Startups operating as C corporations must follow strict corporate formalities, including issuing shares, maintaining minutes of shareholder and board meetings, and filing annual reports with regulatory bodies.

Investor relations require clear and timely financial disclosures, sometimes audited, to maintain confidence and satisfy legal obligations.

Failure to comply with these requirements can jeopardize funding and the company's valuation.

Conclusion: Choosing the Right Legal Structure for Your Venture

The legal structure you select at the inception of your business is fundamental to your venture's success, risk profile, and growth potential. Small businesses tend to prioritize simplicity, liability protection, and tax efficiency with an eye toward steady growth and manageable complexity. Startups often opt for structures that maximize fundraising opportunities, equity flexibility, and scalability, even if that means greater administrative demands.

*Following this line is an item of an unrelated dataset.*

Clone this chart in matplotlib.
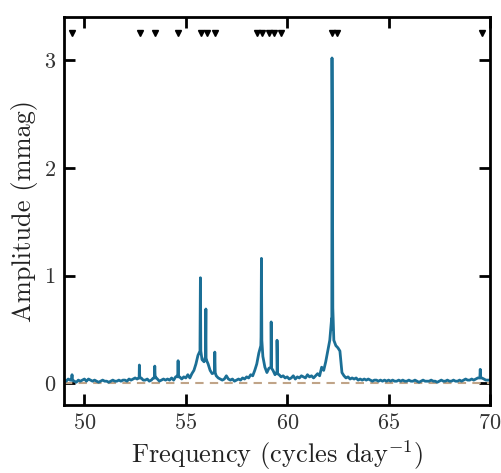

Understanding the differences in legal structures - from sole proprietorships and LLCs favored by small businesses to C corporations dominating startup ecosystems - will help you align your business form with your goals and resources.

Carefully evaluate your vision, funding plans, and risk tolerance before deciding. Consulting with legal and financial advisors can also ensure your choice supports your entrepreneurial ambitions while protecting you from unnecessary liabilities.

By selecting the right legal structure from the outset, you set a solid foundation for growth, sustainability, and success whether you choose the path of a small business or an innovative startup.